À l’heure où les Gérard Deltell de ce monde souhaiteraient bien voir les syndicats se replier sur la défense exclusive des conditions de travail de leurs membres et délaisser la sphère publique, la FIQ a plutôt choisi de s’engager dans une bataille politique et sociale beaucoup plus importante.

L’ensemble des activités et des présentations du congrès ont fait état du contexte politique turbulent, de la montée du populisme, de la prédominance du discours économique de droite et des menaces qui plane sur le réseau de la santé laissé à ses problèmes et démanteler peu à peu par l’incursion du secteur privé.
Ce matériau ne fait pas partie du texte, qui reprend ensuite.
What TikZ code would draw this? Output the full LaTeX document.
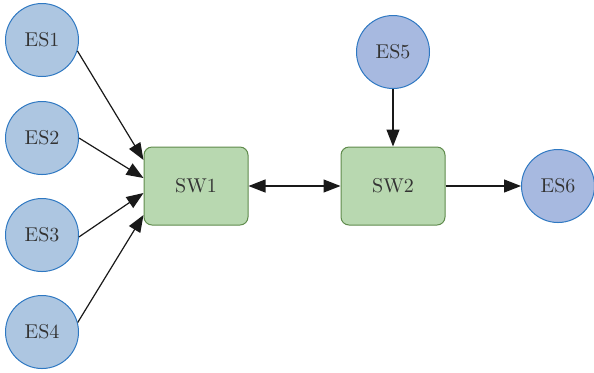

Les délégués ont pu se faire une tête sur la nécessité et l’urgence d’agir concrètement à ce point-ci.


Revenir à la base

Après plusieurs années passées loin de l’action politique, la FIQ renouait à l’occasion de son congrès en 2008 avec un syndicalisme dit de « mouvement social ». C’est finalement la suite logique des choses qui s’est conclue ce jeudi.

Pour développer des modèles et proposer des solutions en phase avec les besoins de la population et des professionnels, l’exercice de la consultation et de la concertation devra être mené à un autre niveau et ce, à tous les paliers de l’organisation.

C’est d’ailleurs la principale préoccupation qui s’est dégagée des différentes interventions faites par les délégués en plénière lors des discussions sur les recommandations. Pour réussir son pari, la FIQ devra assurer une rétroaction continue entre les directions syndicales et les membres. Bref, c’est tout un changement de structure et de culture que s’impose la FIQ.

Un syndicalisme d’action qui défend non seulement les conditions de travail de ses membres, mais qui milite surtout pour une société plus juste et plus équitable, doit invariablement impliquer les membres de près.

Ce n’est pas une mince affaire. Sur la première ligne au front, les quelque 60 000 membres de la Fédération sont débordés et sollicités de partout. C’est pourquoi les votes sur les recommandations constituaient le moment attendu du congrès; ils représentent le pouls des militants. Sans eux, rien de tout ce projet n’est possible.